Quote the records that follow in full and exactly; leave out the pictures.
___
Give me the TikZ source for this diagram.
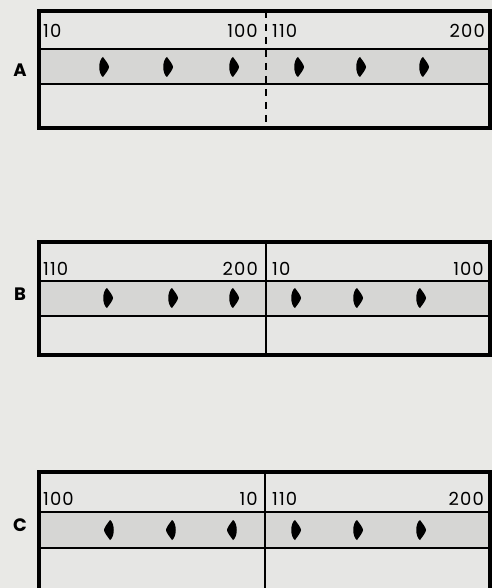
\documentclass[tikz,border=0pt]{standalone}
\usepackage{fontspec}
\setmainfont{Poppins}
\definecolor{bgc}{HTML}{E9E9E6}
\definecolor{bandc}{HTML}{D6D6D4}
\definecolor{cellc}{HTML}{E6E6E4}
\tikzset{
  outer/.style={line width=3.2pt, black},
  inner/.style={line width=1.8pt, black},
  band/.style={fill=bandc},
  num/.style={inner sep=0pt, font=\fontsize{18}{18}\selectfont\addfontfeatures{LetterSpace=6}},
  lbl/.style={inner sep=0pt, font=\fontsize{18}{18}\selectfont\bfseries},
  pics/rmark/.style={code={\fill[black] (0,-10) .. controls (3,-6) and (6,-2) .. (6,0) .. controls (6,2) and (3,6) .. (0,10) .. controls (-5,7) and (-5,-7) .. (0,-10);}},
  pics/lmark/.style={code={\fill[black] (0,-10) .. controls (-3,-6) and (-6,-2) .. (-6,0) .. controls (-6,2) and (-3,6) .. (0,10) .. controls (5,7) and (5,-7) .. (0,-10);}}
}
\begin{document}
\begin{tikzpicture}[x=1pt,y=-1pt]
\fill[bgc] (0,0) rectangle (492,588);
\useasboundingbox (0,0) rectangle (492,588);
% ---------- Panel A
\fill[cellc] (39,11) rectangle (490,128);
\fill[band] (39,49) rectangle (490,84);
\draw[inner] (39,49) -- (490,49);
\draw[inner] (39,84) -- (490,84);
\draw[line width=1.5pt, dash pattern=on 7pt off 6pt] (266,11) -- (266,128);
\draw[outer] (39,11) rectangle (490,128);
\node[num, anchor=base west] (a10) at (43,38) {10};
\node[num, anchor=base east] (a100) at (258,38) {100};
\node[num, anchor=base west] (a110) at (272,38) {110};
\node[num, anchor=base east] (a200) at (485,38) {200};
\node[lbl] (la) at (20,70) {A};
\foreach \x in {103,167,233,298,360,423} \pic at (\x,67) {rmark};
% ---------- Panel B
\fill[cellc] (39,242) rectangle (490,355);
\fill[band] (39,281) rectangle (490,316);
\draw[inner] (39,281) -- (490,281);
\draw[inner] (39,316) -- (490,316);
\draw[inner] (266,242) -- (266,355);
\draw[outer] (39,242) rectangle (490,355);
\node[num, anchor=base west] (b110) at (43,275) {110};
\node[num, anchor=base east] (b200) at (258,275) {200};
\node[num, anchor=base west] (b10) at (272,275) {10};
\node[num, anchor=base east] (b100) at (484,275) {100};
\node[lbl] (lb) at (20,294) {B};
\foreach \x in {107,172,233,295,357,420} \pic at (\x,298) {rmark};
% ---------- Panel C
\fill[cellc] (39,472) rectangle (490,600);
\fill[band] (39,512) rectangle (490,548);
\draw[inner] (39,512) -- (490,512);
\draw[inner] (39,548) -- (490,548);
\draw[inner] (265,472) -- (265,600);
\draw[outer] (39,472) rectangle (490,600);
\node[num, anchor=base west] (c100) at (43,505) {100};
\node[num, anchor=base east] (c10) at (258,505) {10};
\node[num, anchor=base west] (c110) at (272,505) {110};
\node[num, anchor=base east] (c200) at (484,505) {200};
\node[lbl] (lc) at (20,525) {C};
\foreach \x in {110,172,233} \pic at (\x,530) {lmark};
\foreach \x in {295,357,420} \pic at (\x,530) {rmark};
\end{tikzpicture}
\end{document}
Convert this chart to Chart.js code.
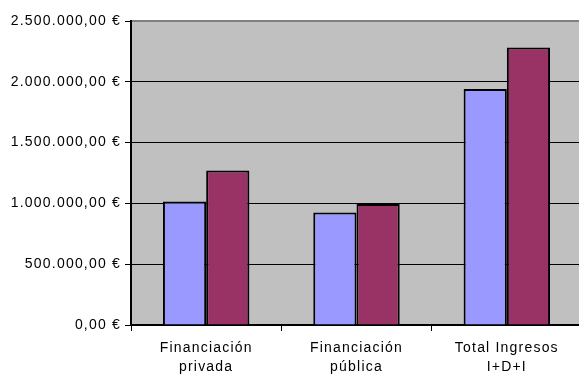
___
Output of the task
Give me the TikZ source for this diagram.
\documentclass[tikz,border=0pt]{standalone}
\usepackage{fontspec}
\setmainfont{Poppins}
\definecolor{bgc}{HTML}{E9E9E6}
\definecolor{bandc}{HTML}{D6D6D4}
\definecolor{cellc}{HTML}{E6E6E4}
\tikzset{
  outer/.style={line width=3.2pt, black},
  inner/.style={line width=1.8pt, black},
  band/.style={fill=bandc},
  num/.style={inner sep=0pt, font=\fontsize{18}{18}\selectfont\addfontfeatures{LetterSpace=6}},
  lbl/.style={inner sep=0pt, font=\fontsize{18}{18}\selectfont\bfseries},
  pics/rmark/.style={code={\fill[black] (0,-10) .. controls (3,-6) and (6,-2) .. (6,0) .. controls (6,2) and (3,6) .. (0,10) .. controls (-5,7) and (-5,-7) .. (0,-10);}},
  pics/lmark/.style={code={\fill[black] (0,-10) .. controls (-3,-6) and (-6,-2) .. (-6,0) .. controls (-6,2) and (-3,6) .. (0,10) .. controls (5,7) and (5,-7) .. (0,-10);}}
}
\begin{document}
\begin{tikzpicture}[x=1pt,y=-1pt]
\fill[bgc] (0,0) rectangle (492,588);
\useasboundingbox (0,0) rectangle (492,588);
% ---------- Panel A
\fill[cellc] (39,11) rectangle (490,128);
\fill[band] (39,49) rectangle (490,84);
\draw[inner] (39,49) -- (490,49);
\draw[inner] (39,84) -- (490,84);
\draw[line width=1.5pt, dash pattern=on 7pt off 6pt] (266,11) -- (266,128);
\draw[outer] (39,11) rectangle (490,128);
\node[num, anchor=base west] (a10) at (43,38) {10};
\node[num, anchor=base east] (a100) at (258,38) {100};
\node[num, anchor=base west] (a110) at (272,38) {110};
\node[num, anchor=base east] (a200) at (485,38) {200};
\node[lbl] (la) at (20,70) {A};
\foreach \x in {103,167,233,298,360,423} \pic at (\x,67) {rmark};
% ---------- Panel B
\fill[cellc] (39,242) rectangle (490,355);
\fill[band] (39,281) rectangle (490,316);
\draw[inner] (39,281) -- (490,281);
\draw[inner] (39,316) -- (490,316);
\draw[inner] (266,242) -- (266,355);
\draw[outer] (39,242) rectangle (490,355);
\node[num, anchor=base west] (b110) at (43,275) {110};
\node[num, anchor=base east] (b200) at (258,275) {200};
\node[num, anchor=base west] (b10) at (272,275) {10};
\node[num, anchor=base east] (b100) at (484,275) {100};
\node[lbl] (lb) at (20,294) {B};
\foreach \x in {107,172,233,295,357,420} \pic at (\x,298) {rmark};
% ---------- Panel C
\fill[cellc] (39,472) rectangle (490,600);
\fill[band] (39,512) rectangle (490,548);
\draw[inner] (39,512) -- (490,512);
\draw[inner] (39,548) -- (490,548);
\draw[inner] (265,472) -- (265,600);
\draw[outer] (39,472) rectangle (490,600);
\node[num, anchor=base west] (c100) at (43,505) {100};
\node[num, anchor=base east] (c10) at (258,505) {10};
\node[num, anchor=base west] (c110) at (272,505) {110};
\node[num, anchor=base east] (c200) at (484,505) {200};
\node[lbl] (lc) at (20,525) {C};
\foreach \x in {110,172,233} \pic at (\x,530) {lmark};
\foreach \x in {295,357,420} \pic at (\x,530) {rmark};
\end{tikzpicture}
\end{document}
Convert this chart to Chart.js code.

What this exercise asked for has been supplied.